その『変動費』の部分について、タクシー業界は今後『日本型ライドシェア』で対応することになり、将来的には正社員のタクシー運転手が減っていくことになるのでは、とみている。

人工知能ではなく、マイカー普及や生活習慣の変化(インフレなど)による市場の変化・縮小で消えてもおかしくない業界のひとつがタクシー業界ではないだろうか。

『日本型』スタート後様子を見ているが、特に
・乗客が集中するラッシュ時(PayPayドームのイベント時や金土・祝前日夜)
・安近短ユーザーが多く移動する時間帯(高齢者の通院・買い物が多い平日午前)
の状況について、Xなどを使いユーザーの声を追いかけてみて実態を理解する必要がある。

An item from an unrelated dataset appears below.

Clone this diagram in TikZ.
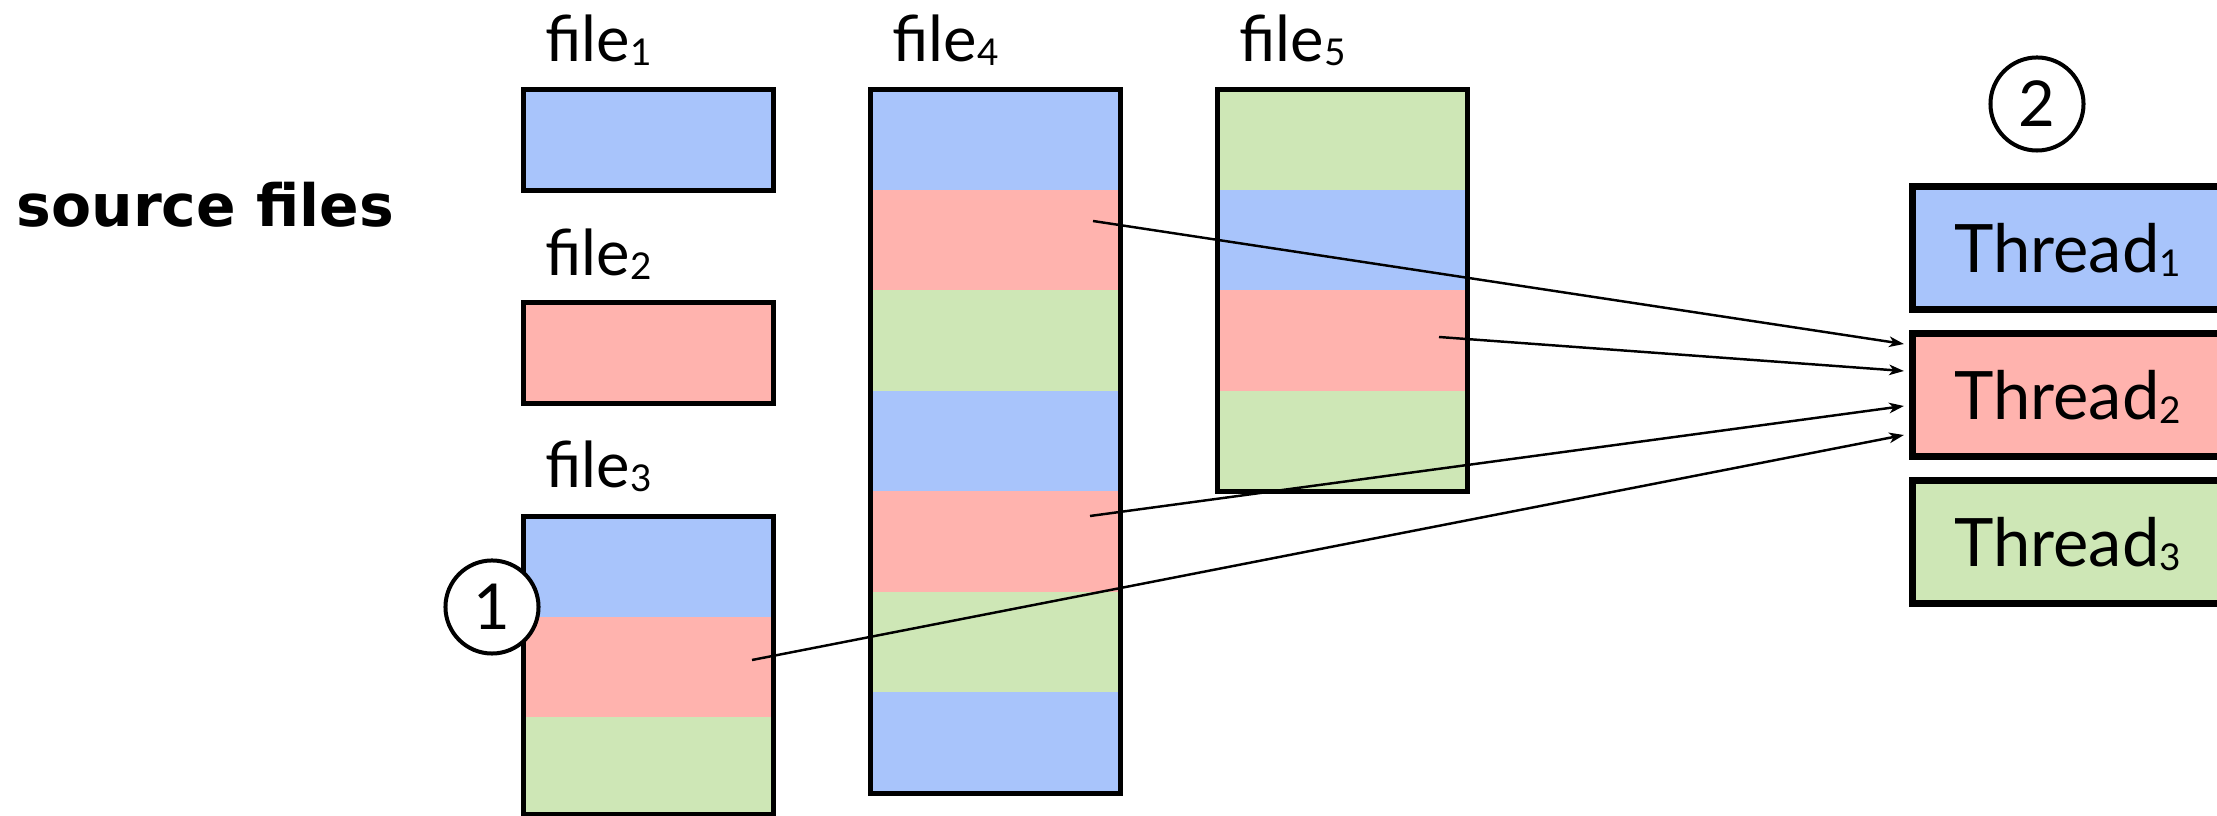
\documentclass[tikz,border=0pt]{standalone}
\usepackage{fontspec}
\setmainfont{Lato}
\newfontfamily\srcfont{DejaVu Sans}
\usetikzlibrary{arrows.meta,calc}
\definecolor{cblue}{RGB}{168,196,251}
\definecolor{cred}{RGB}{255,179,174}
\definecolor{cgreen}{RGB}{206,231,182}
\newcommand{\mysub}[1]{\raisebox{-0.06em}{\fontsize{10.5}{10.5}\selectfont #1}}
\tikzset{
  filebox/.style={draw, line width=1.42pt, minimum width=2.5cm, inner sep=0pt, outer sep=0pt, anchor=north west},
  lbl/.style={anchor=base west, inner sep=0pt, font=\fontsize{18}{20}\selectfont},
  threadbox/.style={draw, line width=2pt, minimum width=3.1cm, minimum height=1.23cm, inner sep=0pt,
    text height=13.7pt, text depth=0pt, font=\fontsize{19}{21}\selectfont},
  numcircle/.style={circle, draw, line width=1.14pt, fill=white, minimum size=0.93cm, inner sep=0pt,
    font=\fontsize{18}{20}\selectfont},
  conn/.style={line width=0.7pt, -{Stealth[length=4.2pt, width=3pt, inset=1.2pt]}}
}
\begin{document}
\begin{tikzpicture}[x=0.01cm, y=-0.01cm]
\useasboundingbox (0,0) rectangle (2217,816);
\clip (0,0) rectangle (2217,816);

% title
\node[anchor=base west, inner sep=0pt, font=\srcfont\bfseries\fontsize{16.6}{18}\selectfont] (src) at (16,227) {source files};

% labels
\node[lbl] (l1) at (545,62) {file\mysub{1}};
\node[lbl] (l2) at (545,276) {file\mysub{2}};
\node[lbl] (l3) at (545,488) {file\mysub{3}};
\node[lbl] (l4) at (892,62) {file\mysub{4}};
\node[lbl] (l5) at (1239,62) {file\mysub{5}};

% file1, file2
\node[filebox, fill=cblue, minimum height=1.005cm] (f1) at (523.5,89.5) {};
\node[filebox, fill=cred, minimum height=1.005cm] (f2) at (523.5,302.5) {};

% file3 stripes
\foreach \c [count=\i from 0] in {cblue,cred,cgreen}
  \fill[\c] (523.5,{516.5+100.5*\i}) rectangle (773.5,{516.5+100.5*(\i+1)});
\node[filebox, minimum height=2.975cm] (f3) at (523.5,516.5) {};

% file4 stripes
\foreach \c [count=\i from 0] in {cblue,cred,cgreen,cblue,cred,cgreen,cblue}
  \fill[\c] (870.5,{89.5+100.5*\i}) rectangle (1120.5,{89.5+100.5*(\i+1)});
\node[filebox, minimum height=7.035cm] (f4) at (870.5,89.5) {};

% file5 stripes
\foreach \c [count=\i from 0] in {cgreen,cblue,cred,cgreen}
  \fill[\c] (1217.5,{89.5+100.5*\i}) rectangle (1467.5,{89.5+100.5*(\i+1)});
\node[filebox, minimum height=4.02cm] (f5) at (1217.5,89.5) {};

% threads
\node[threadbox, fill=cblue] (t1) at (2067.5,248) {Thread\mysub{1}};
\node[threadbox, fill=cred] (t2) at (2067.5,395) {Thread\mysub{2}};
\node[threadbox, fill=cgreen] (t3) at (2067.5,542) {Thread\mysub{3}};

% connector starts
\coordinate (s1) at (1093,221);
\coordinate (s2) at (1439,337);
\coordinate (s3) at (1090,516);
\coordinate (s4) at (752,660);

\draw[conn] (s1) -- ($(t2.west)+(-5,-51)$);
\draw[conn] (s2) -- ($(t2.west)+(-5,-24)$);
\draw[conn] (s3) -- ($(t2.west)+(-5,11)$);
\draw[conn] (s4) -- ($(t2.west)+(-5,40)$);

% numbered circles
\node[numcircle] (c1) at (492,607) {1};
\node[numcircle] (c2) at (2037,104) {2};
\end{tikzpicture}
\end{document}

ライドシェアの料金によっては、安近短需要を賄うと運賃以外のものを求めるユーザーの住み分け・使い分けが定着してもおかしくないとは思っている。
航空会社のフラッグキャリア(日本航空やANA)とLCC(ピーチアビエーションやジェットスターなど)のような関係になる可能性はあるだろう。

今後の推移をもうしばらく追いかけてみて、改めて書きたい。

この業界について『景気変動のバロメーター』とは言い得て妙である。